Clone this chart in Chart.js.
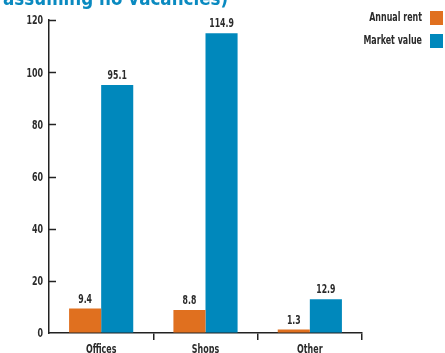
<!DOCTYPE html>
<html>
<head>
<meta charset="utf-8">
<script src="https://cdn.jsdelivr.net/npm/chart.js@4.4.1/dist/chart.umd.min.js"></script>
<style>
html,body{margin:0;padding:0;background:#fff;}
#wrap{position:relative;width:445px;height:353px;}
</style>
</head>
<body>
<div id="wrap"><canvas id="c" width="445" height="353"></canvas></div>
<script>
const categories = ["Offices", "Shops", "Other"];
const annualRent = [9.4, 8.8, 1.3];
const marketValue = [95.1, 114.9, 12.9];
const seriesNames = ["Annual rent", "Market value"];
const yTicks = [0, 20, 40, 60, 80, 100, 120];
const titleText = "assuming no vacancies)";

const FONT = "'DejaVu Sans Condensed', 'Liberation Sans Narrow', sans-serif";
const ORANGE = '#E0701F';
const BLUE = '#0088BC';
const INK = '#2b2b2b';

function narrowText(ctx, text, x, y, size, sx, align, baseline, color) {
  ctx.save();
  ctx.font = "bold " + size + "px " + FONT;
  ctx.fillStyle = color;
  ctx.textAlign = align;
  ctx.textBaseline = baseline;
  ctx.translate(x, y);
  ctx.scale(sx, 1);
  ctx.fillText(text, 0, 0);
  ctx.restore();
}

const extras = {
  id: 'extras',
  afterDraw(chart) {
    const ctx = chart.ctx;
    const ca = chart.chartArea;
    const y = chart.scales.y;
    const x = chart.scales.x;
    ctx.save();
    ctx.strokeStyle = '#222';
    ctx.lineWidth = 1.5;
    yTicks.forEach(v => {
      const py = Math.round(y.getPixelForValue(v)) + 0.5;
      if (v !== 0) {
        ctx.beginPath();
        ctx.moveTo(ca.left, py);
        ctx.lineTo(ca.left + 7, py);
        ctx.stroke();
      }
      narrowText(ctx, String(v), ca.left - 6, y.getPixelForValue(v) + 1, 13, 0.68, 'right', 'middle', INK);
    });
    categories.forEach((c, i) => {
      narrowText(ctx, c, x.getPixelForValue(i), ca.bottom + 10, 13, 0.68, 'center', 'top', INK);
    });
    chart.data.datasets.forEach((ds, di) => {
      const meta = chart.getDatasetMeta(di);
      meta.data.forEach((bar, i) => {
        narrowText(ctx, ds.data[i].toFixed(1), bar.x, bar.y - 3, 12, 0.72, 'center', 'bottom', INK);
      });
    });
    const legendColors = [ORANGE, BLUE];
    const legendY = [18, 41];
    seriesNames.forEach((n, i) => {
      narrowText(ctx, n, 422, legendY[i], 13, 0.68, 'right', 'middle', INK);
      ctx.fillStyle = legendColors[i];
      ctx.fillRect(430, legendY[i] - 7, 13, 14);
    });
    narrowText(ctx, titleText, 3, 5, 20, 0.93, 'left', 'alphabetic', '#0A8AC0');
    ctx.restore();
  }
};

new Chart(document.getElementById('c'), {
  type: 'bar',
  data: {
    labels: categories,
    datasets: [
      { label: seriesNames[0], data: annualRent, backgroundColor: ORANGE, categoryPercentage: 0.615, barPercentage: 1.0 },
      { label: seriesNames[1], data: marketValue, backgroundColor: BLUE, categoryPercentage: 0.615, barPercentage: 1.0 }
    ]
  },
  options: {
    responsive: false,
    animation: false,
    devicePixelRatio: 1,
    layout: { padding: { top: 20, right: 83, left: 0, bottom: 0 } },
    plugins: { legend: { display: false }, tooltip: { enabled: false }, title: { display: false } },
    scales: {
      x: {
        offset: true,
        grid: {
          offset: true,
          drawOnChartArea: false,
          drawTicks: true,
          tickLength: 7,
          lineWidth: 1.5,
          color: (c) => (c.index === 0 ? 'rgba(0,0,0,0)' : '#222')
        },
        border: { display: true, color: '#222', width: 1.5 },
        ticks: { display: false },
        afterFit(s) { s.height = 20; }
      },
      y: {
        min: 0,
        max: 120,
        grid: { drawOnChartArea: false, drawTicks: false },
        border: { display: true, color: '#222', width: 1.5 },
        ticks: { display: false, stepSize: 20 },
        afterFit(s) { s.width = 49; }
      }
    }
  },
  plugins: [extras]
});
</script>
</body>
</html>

==

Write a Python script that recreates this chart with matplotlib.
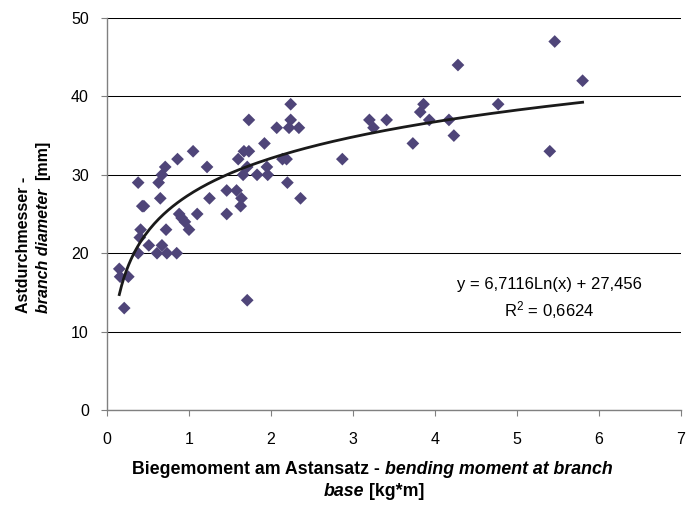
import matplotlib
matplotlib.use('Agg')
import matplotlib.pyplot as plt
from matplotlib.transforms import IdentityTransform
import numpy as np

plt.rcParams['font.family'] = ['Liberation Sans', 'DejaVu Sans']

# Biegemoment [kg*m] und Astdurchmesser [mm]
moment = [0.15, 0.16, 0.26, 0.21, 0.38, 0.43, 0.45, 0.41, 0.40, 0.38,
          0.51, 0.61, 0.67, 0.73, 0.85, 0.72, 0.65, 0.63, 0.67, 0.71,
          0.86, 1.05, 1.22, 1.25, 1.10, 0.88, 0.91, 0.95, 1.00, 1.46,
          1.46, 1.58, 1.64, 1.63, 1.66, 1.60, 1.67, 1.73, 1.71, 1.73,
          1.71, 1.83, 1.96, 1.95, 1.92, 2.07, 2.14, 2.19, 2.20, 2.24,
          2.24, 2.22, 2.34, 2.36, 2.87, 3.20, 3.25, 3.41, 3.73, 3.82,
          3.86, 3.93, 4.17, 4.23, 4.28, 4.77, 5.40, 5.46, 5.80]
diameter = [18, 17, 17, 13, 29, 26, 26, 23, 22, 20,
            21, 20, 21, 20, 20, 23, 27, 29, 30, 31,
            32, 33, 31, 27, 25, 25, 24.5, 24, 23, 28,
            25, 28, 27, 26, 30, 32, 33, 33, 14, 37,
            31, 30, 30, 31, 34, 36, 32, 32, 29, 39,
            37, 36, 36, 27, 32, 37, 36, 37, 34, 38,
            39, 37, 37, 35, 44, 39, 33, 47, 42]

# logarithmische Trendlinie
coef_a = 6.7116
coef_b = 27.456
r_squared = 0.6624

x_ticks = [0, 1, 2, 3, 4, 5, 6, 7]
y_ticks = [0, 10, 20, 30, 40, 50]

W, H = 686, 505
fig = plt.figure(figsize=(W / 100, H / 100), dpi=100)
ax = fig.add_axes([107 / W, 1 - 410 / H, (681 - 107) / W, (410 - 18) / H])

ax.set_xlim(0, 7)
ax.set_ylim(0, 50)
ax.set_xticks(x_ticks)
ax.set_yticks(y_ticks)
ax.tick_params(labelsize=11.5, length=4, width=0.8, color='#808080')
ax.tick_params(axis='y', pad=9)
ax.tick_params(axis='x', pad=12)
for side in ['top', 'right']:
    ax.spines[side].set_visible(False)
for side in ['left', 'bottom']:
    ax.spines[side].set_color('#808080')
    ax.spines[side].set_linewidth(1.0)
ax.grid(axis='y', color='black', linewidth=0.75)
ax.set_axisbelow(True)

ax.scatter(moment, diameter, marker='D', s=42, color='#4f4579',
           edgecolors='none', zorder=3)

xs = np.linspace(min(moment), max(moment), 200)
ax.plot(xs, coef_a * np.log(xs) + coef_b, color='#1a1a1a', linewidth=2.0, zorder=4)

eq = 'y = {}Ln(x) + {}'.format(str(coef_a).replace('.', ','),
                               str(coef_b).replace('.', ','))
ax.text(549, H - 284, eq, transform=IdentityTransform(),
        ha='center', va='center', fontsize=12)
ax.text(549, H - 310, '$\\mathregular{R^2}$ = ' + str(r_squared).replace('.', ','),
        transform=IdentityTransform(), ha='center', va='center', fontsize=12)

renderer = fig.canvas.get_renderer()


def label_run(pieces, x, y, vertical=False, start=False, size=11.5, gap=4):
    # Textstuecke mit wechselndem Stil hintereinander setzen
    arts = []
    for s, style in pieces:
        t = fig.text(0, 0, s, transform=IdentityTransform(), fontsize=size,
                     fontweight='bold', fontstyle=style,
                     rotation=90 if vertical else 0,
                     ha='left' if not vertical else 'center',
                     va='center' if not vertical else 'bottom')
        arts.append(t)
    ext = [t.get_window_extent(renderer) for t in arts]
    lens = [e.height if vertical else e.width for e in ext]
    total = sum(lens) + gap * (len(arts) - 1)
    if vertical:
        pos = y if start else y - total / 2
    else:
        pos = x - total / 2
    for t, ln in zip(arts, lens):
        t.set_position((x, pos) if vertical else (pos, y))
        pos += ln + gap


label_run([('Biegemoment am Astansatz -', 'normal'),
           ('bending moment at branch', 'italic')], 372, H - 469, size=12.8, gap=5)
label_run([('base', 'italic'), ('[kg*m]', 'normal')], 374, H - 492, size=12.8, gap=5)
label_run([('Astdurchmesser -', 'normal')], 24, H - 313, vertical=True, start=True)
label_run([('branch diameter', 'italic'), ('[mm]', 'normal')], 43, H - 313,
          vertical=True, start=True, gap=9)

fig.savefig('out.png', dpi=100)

* _WHAT IS REQUIRED_: Leaving out all pictures, set down exactly the lines of the material above, from the line with "Write a Python" to the line with "39, 37, 37, 35, 44, 39, 33, 47, 42]" inclusive, and no others.

* _SOLUTION TO THIS TASK_:
Write a Python script that recreates this chart with matplotlib.
import matplotlib
matplotlib.use('Agg')
import matplotlib.pyplot as plt
from matplotlib.transforms import IdentityTransform
import numpy as np

plt.rcParams['font.family'] = ['Liberation Sans', 'DejaVu Sans']

# Biegemoment [kg*m] und Astdurchmesser [mm]
moment = [0.15, 0.16, 0.26, 0.21, 0.38, 0.43, 0.45, 0.41, 0.40, 0.38,
          0.51, 0.61, 0.67, 0.73, 0.85, 0.72, 0.65, 0.63, 0.67, 0.71,
          0.86, 1.05, 1.22, 1.25, 1.10, 0.88, 0.91, 0.95, 1.00, 1.46,
          1.46, 1.58, 1.64, 1.63, 1.66, 1.60, 1.67, 1.73, 1.71, 1.73,
          1.71, 1.83, 1.96, 1.95, 1.92, 2.07, 2.14, 2.19, 2.20, 2.24,
          2.24, 2.22, 2.34, 2.36, 2.87, 3.20, 3.25, 3.41, 3.73, 3.82,
          3.86, 3.93, 4.17, 4.23, 4.28, 4.77, 5.40, 5.46, 5.80]
diameter = [18, 17, 17, 13, 29, 26, 26, 23, 22, 20,
            21, 20, 21, 20, 20, 23, 27, 29, 30, 31,
            32, 33, 31, 27, 25, 25, 24.5, 24, 23, 28,
            25, 28, 27, 26, 30, 32, 33, 33, 14, 37,
            31, 30, 30, 31, 34, 36, 32, 32, 29, 39,
            37, 36, 36, 27, 32, 37, 36, 37, 34, 38,
            39, 37, 37, 35, 44, 39, 33, 47, 42]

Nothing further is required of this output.